What you are asked to do
Print only the lines from the top of the data through the line with "plt.rcParams['hatch.linewidth'] = 0.5", both included, skipping every picture.

Data excerpt
_ _ _

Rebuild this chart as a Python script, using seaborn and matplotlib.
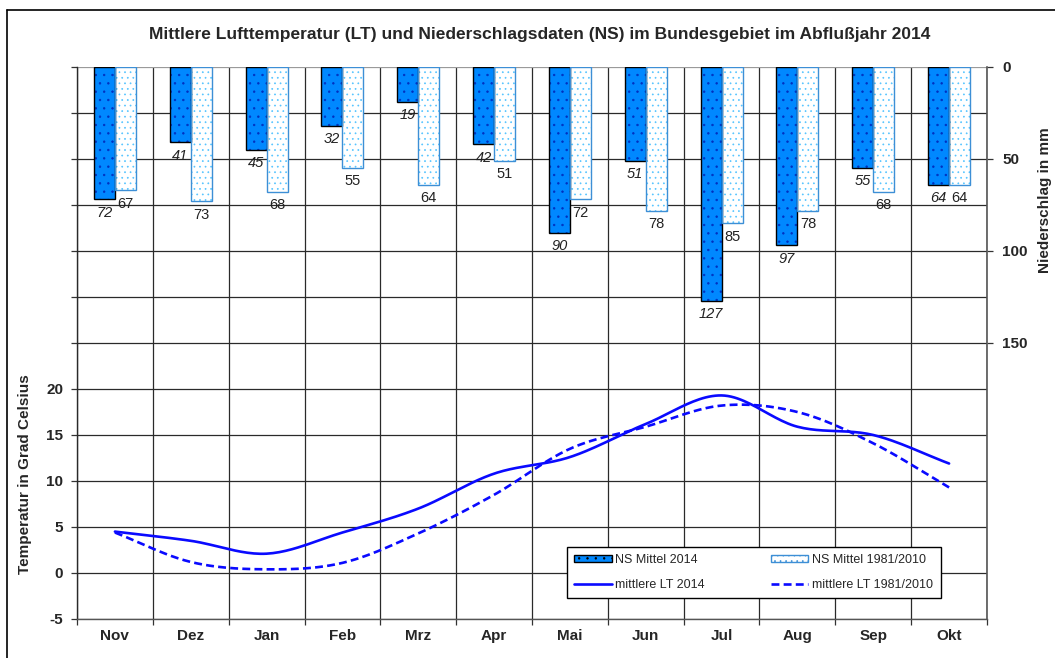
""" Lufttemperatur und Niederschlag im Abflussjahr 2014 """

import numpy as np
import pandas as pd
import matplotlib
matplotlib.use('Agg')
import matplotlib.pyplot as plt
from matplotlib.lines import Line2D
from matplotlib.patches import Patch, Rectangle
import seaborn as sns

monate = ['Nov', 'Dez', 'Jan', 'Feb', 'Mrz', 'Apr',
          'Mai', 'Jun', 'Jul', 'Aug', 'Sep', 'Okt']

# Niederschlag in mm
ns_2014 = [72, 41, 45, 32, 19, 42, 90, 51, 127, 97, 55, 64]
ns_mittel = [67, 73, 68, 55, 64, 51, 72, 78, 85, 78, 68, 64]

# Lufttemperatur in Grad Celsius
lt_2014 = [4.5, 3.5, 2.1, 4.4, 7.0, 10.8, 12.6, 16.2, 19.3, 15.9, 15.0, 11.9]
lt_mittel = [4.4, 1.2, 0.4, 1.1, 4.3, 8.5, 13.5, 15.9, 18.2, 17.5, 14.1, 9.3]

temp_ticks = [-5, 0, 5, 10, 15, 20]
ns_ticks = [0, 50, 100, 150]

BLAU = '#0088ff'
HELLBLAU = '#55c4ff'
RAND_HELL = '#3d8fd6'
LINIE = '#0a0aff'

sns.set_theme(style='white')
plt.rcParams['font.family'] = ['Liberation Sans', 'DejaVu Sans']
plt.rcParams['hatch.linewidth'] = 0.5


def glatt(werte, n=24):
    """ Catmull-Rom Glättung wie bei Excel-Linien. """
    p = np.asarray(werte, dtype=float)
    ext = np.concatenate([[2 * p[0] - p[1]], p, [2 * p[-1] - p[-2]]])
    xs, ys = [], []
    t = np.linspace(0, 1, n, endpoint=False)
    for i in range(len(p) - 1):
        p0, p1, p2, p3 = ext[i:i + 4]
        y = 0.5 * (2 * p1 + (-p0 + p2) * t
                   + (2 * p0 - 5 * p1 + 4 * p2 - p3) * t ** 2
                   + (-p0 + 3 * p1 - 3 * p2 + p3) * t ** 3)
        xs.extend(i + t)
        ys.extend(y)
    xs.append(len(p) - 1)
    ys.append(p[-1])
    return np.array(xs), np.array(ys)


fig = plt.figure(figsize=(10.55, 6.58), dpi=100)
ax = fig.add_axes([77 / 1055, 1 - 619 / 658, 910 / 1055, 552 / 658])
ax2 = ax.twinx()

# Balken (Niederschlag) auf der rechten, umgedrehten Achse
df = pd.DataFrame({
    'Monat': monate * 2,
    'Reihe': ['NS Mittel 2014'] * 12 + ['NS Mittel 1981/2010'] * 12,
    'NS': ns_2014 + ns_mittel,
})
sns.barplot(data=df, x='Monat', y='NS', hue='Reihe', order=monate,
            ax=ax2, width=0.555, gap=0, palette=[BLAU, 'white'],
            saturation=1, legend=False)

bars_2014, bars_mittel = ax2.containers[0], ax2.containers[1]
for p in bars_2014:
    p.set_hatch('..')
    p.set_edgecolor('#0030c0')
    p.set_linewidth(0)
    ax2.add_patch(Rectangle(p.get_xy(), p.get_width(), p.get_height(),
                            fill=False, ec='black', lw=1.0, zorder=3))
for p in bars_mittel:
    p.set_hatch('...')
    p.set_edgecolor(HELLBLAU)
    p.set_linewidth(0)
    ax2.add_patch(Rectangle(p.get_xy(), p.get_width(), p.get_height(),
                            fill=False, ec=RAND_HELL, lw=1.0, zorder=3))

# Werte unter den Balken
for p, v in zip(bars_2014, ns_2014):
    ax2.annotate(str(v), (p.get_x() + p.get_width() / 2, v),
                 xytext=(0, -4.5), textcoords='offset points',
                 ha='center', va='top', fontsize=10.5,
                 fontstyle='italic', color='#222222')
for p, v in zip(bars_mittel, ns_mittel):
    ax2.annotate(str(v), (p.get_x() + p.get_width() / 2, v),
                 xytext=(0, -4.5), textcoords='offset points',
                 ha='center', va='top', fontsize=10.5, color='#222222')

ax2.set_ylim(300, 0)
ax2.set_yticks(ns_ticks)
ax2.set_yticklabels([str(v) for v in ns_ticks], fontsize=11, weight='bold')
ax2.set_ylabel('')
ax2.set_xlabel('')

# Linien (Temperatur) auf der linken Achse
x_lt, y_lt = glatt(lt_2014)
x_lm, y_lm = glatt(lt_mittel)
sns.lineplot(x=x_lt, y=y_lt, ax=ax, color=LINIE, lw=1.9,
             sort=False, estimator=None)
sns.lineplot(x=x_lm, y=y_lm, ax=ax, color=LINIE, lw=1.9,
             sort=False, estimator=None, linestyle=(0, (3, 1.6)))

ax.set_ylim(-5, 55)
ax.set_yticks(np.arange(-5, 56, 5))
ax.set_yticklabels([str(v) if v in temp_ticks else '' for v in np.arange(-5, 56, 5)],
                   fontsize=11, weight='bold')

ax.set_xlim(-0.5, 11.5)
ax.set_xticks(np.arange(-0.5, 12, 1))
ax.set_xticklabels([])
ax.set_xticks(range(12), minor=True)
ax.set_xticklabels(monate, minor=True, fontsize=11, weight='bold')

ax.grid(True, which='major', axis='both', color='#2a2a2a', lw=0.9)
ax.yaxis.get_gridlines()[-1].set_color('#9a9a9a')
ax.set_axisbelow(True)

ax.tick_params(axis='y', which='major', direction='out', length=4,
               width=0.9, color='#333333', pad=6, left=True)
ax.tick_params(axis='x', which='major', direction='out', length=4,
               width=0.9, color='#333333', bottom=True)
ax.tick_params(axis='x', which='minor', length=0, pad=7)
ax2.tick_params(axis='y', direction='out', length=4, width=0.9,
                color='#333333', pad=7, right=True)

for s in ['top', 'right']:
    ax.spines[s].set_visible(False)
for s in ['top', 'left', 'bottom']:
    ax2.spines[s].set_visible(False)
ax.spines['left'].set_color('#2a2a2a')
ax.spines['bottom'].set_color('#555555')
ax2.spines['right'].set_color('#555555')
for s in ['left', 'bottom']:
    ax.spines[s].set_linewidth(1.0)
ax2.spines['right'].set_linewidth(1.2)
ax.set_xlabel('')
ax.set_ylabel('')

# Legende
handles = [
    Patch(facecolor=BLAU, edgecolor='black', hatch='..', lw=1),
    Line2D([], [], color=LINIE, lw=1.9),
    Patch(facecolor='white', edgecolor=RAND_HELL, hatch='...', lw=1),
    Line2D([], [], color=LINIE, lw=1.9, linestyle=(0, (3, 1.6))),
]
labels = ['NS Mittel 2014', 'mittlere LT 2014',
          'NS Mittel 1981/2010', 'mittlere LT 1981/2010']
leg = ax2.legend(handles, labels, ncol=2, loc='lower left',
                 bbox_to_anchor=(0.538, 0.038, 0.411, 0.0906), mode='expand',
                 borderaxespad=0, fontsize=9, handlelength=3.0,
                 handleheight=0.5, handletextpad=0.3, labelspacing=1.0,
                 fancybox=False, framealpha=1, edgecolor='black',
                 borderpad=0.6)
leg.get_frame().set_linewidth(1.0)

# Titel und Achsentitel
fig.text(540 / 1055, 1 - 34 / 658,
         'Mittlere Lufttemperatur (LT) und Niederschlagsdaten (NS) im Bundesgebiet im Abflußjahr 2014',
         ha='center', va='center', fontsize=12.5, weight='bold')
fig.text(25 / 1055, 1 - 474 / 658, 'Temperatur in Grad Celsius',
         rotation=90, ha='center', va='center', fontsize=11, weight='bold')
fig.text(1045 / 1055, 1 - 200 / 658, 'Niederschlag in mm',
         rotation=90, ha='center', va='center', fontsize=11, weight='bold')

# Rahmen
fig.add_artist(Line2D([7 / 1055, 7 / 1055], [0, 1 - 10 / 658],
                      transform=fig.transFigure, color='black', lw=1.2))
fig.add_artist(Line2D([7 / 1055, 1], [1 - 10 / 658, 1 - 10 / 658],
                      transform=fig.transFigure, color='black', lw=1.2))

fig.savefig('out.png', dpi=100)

_ _ _

Task output
Rebuild this chart as a Python script, using seaborn and matplotlib.
""" Lufttemperatur und Niederschlag im Abflussjahr 2014 """

import numpy as np
import pandas as pd
import matplotlib
matplotlib.use('Agg')
import matplotlib.pyplot as plt
from matplotlib.lines import Line2D
from matplotlib.patches import Patch, Rectangle
import seaborn as sns

monate = ['Nov', 'Dez', 'Jan', 'Feb', 'Mrz', 'Apr',
          'Mai', 'Jun', 'Jul', 'Aug', 'Sep', 'Okt']

# Niederschlag in mm
ns_2014 = [72, 41, 45, 32, 19, 42, 90, 51, 127, 97, 55, 64]
ns_mittel = [67, 73, 68, 55, 64, 51, 72, 78, 85, 78, 68, 64]

# Lufttemperatur in Grad Celsius
lt_2014 = [4.5, 3.5, 2.1, 4.4, 7.0, 10.8, 12.6, 16.2, 19.3, 15.9, 15.0, 11.9]
lt_mittel = [4.4, 1.2, 0.4, 1.1, 4.3, 8.5, 13.5, 15.9, 18.2, 17.5, 14.1, 9.3]

temp_ticks = [-5, 0, 5, 10, 15, 20]
ns_ticks = [0, 50, 100, 150]

BLAU = '#0088ff'
HELLBLAU = '#55c4ff'
RAND_HELL = '#3d8fd6'
LINIE = '#0a0aff'

sns.set_theme(style='white')
plt.rcParams['font.family'] = ['Liberation Sans', 'DejaVu Sans']
plt.rcParams['hatch.linewidth'] = 0.5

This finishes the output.